-- START OF DATA SEGMENT --

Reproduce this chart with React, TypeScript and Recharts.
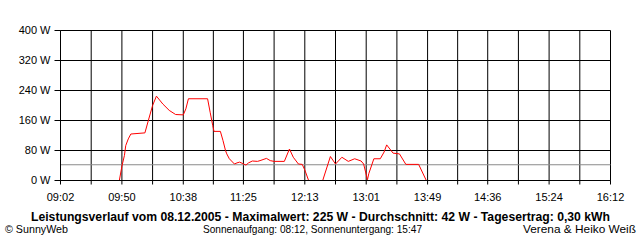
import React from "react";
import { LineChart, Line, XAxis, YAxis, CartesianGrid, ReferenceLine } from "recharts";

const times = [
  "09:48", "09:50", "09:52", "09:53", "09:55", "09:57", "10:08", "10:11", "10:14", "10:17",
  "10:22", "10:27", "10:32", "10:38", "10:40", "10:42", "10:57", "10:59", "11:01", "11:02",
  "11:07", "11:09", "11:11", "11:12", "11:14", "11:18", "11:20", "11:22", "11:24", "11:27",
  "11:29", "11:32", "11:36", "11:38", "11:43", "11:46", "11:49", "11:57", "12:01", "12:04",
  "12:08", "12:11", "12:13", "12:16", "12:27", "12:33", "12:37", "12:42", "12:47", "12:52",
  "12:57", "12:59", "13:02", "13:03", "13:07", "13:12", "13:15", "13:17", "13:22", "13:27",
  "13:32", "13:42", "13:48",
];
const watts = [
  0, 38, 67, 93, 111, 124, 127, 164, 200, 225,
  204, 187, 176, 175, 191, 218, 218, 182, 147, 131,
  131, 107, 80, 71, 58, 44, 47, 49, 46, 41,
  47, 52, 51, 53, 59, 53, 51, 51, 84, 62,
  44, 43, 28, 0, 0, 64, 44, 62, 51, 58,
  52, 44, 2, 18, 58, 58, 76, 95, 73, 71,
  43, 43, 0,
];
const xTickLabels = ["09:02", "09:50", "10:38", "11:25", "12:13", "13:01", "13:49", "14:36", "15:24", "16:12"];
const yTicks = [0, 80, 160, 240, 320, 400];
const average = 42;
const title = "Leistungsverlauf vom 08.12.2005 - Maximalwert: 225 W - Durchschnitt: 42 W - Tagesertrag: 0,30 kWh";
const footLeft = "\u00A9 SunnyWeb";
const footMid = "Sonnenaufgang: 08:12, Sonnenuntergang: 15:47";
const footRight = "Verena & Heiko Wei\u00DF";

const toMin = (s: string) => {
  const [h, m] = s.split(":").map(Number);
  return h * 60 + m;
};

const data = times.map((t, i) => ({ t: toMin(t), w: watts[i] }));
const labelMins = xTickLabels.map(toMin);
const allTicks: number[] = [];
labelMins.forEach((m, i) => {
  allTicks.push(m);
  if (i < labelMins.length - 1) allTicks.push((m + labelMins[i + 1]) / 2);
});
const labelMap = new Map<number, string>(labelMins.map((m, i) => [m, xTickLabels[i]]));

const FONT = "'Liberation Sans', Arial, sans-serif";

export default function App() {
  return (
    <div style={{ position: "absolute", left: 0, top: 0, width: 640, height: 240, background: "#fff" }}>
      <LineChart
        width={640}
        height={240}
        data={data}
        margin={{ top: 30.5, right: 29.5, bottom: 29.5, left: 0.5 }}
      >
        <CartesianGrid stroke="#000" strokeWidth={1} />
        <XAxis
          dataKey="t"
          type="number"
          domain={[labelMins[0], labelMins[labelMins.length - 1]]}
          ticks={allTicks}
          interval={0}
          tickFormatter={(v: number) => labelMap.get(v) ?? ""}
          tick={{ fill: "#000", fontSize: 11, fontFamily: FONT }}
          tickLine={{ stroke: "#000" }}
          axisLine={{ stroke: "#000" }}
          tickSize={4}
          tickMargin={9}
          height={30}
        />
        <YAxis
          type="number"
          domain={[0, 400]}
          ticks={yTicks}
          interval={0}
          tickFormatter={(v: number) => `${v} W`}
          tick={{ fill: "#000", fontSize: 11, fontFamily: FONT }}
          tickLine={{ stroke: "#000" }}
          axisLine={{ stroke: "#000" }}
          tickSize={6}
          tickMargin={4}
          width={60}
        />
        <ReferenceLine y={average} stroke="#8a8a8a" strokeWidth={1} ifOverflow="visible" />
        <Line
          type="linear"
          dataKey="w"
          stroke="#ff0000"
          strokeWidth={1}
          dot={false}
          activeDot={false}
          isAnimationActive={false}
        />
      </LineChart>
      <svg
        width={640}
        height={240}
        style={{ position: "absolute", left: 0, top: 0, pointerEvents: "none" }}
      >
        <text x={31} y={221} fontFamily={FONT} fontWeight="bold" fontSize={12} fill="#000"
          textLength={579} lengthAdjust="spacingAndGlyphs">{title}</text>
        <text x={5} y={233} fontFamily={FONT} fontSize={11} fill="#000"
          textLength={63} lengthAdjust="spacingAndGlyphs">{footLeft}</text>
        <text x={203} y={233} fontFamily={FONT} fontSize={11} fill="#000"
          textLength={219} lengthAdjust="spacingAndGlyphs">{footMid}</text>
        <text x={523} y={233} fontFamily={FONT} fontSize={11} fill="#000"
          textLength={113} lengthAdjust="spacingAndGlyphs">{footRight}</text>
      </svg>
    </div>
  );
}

-- END OF DATA SEGMENT --

▶ **WORK INSTRUCTIONS**
Extract the full listing above verbatim; pictures are to be left out of the copy.

▶ **RESULT OF THIS TASK**
Reproduce this chart with React, TypeScript and Recharts.
import React from "react";
import { LineChart, Line, XAxis, YAxis, CartesianGrid, ReferenceLine } from "recharts";

const times = [
  "09:48", "09:50", "09:52", "09:53", "09:55", "09:57", "10:08", "10:11", "10:14", "10:17",
  "10:22", "10:27", "10:32", "10:38", "10:40", "10:42", "10:57", "10:59", "11:01", "11:02",
  "11:07", "11:09", "11:11", "11:12", "11:14", "11:18", "11:20", "11:22", "11:24", "11:27",
  "11:29", "11:32", "11:36", "11:38", "11:43", "11:46", "11:49", "11:57", "12:01", "12:04",
  "12:08", "12:11", "12:13", "12:16", "12:27", "12:33", "12:37", "12:42", "12:47", "12:52",
  "12:57", "12:59", "13:02", "13:03", "13:07", "13:12", "13:15", "13:17", "13:22", "13:27",
  "13:32", "13:42", "13:48",
];
const watts = [
  0, 38, 67, 93, 111, 124, 127, 164, 200, 225,
  204, 187, 176, 175, 191, 218, 218, 182, 147, 131,
  131, 107, 80, 71, 58, 44, 47, 49, 46, 41,
  47, 52, 51, 53, 59, 53, 51, 51, 84, 62,
  44, 43, 28, 0, 0, 64, 44, 62, 51, 58,
  52, 44, 2, 18, 58, 58, 76, 95, 73, 71,
  43, 43, 0,
];
const xTickLabels = ["09:02", "09:50", "10:38", "11:25", "12:13", "13:01", "13:49", "14:36", "15:24", "16:12"];
const yTicks = [0, 80, 160, 240, 320, 400];
const average = 42;
const title = "Leistungsverlauf vom 08.12.2005 - Maximalwert: 225 W - Durchschnitt: 42 W - Tagesertrag: 0,30 kWh";
const footLeft = "\u00A9 SunnyWeb";
const footMid = "Sonnenaufgang: 08:12, Sonnenuntergang: 15:47";
const footRight = "Verena & Heiko Wei\u00DF";

const toMin = (s: string) => {
  const [h, m] = s.split(":").map(Number);
  return h * 60 + m;
};

const data = times.map((t, i) => ({ t: toMin(t), w: watts[i] }));
const labelMins = xTickLabels.map(toMin);
const allTicks: number[] = [];
labelMins.forEach((m, i) => {
  allTicks.push(m);
  if (i < labelMins.length - 1) allTicks.push((m + labelMins[i + 1]) / 2);
});
const labelMap = new Map<number, string>(labelMins.map((m, i) => [m, xTickLabels[i]]));

const FONT = "'Liberation Sans', Arial, sans-serif";

export default function App() {
  return (
    <div style={{ position: "absolute", left: 0, top: 0, width: 640, height: 240, background: "#fff" }}>
      <LineChart
        width={640}
        height={240}
        data={data}
        margin={{ top: 30.5, right: 29.5, bottom: 29.5, left: 0.5 }}
      >
        <CartesianGrid stroke="#000" strokeWidth={1} />
        <XAxis
          dataKey="t"
          type="number"
          domain={[labelMins[0], labelMins[labelMins.length - 1]]}
          ticks={allTicks}
          interval={0}
          tickFormatter={(v: number) => labelMap.get(v) ?? ""}
          tick={{ fill: "#000", fontSize: 11, fontFamily: FONT }}
          tickLine={{ stroke: "#000" }}
          axisLine={{ stroke: "#000" }}
          tickSize={4}
          tickMargin={9}
          height={30}
        />
        <YAxis
          type="number"
          domain={[0, 400]}
          ticks={yTicks}
          interval={0}
          tickFormatter={(v: number) => `${v} W`}
          tick={{ fill: "#000", fontSize: 11, fontFamily: FONT }}
          tickLine={{ stroke: "#000" }}
          axisLine={{ stroke: "#000" }}
          tickSize={6}
          tickMargin={4}
          width={60}
        />
        <ReferenceLine y={average} stroke="#8a8a8a" strokeWidth={1} ifOverflow="visible" />
        <Line
          type="linear"
          dataKey="w"
          stroke="#ff0000"
          strokeWidth={1}
          dot={false}
          activeDot={false}
          isAnimationActive={false}
        />
      </LineChart>
      <svg
        width={640}
        height={240}
        style={{ position: "absolute", left: 0, top: 0, pointerEvents: "none" }}
      >
        <text x={31} y={221} fontFamily={FONT} fontWeight="bold" fontSize={12} fill="#000"
          textLength={579} lengthAdjust="spacingAndGlyphs">{title}</text>
        <text x={5} y={233} fontFamily={FONT} fontSize={11} fill="#000"
          textLength={63} lengthAdjust="spacingAndGlyphs">{footLeft}</text>
        <text x={203} y={233} fontFamily={FONT} fontSize={11} fill="#000"
          textLength={219} lengthAdjust="spacingAndGlyphs">{footMid}</text>
        <text x={523} y={233} fontFamily={FONT} fontSize={11} fill="#000"
          textLength={113} lengthAdjust="spacingAndGlyphs">{footRight}</text>
      </svg>
    </div>
  );
}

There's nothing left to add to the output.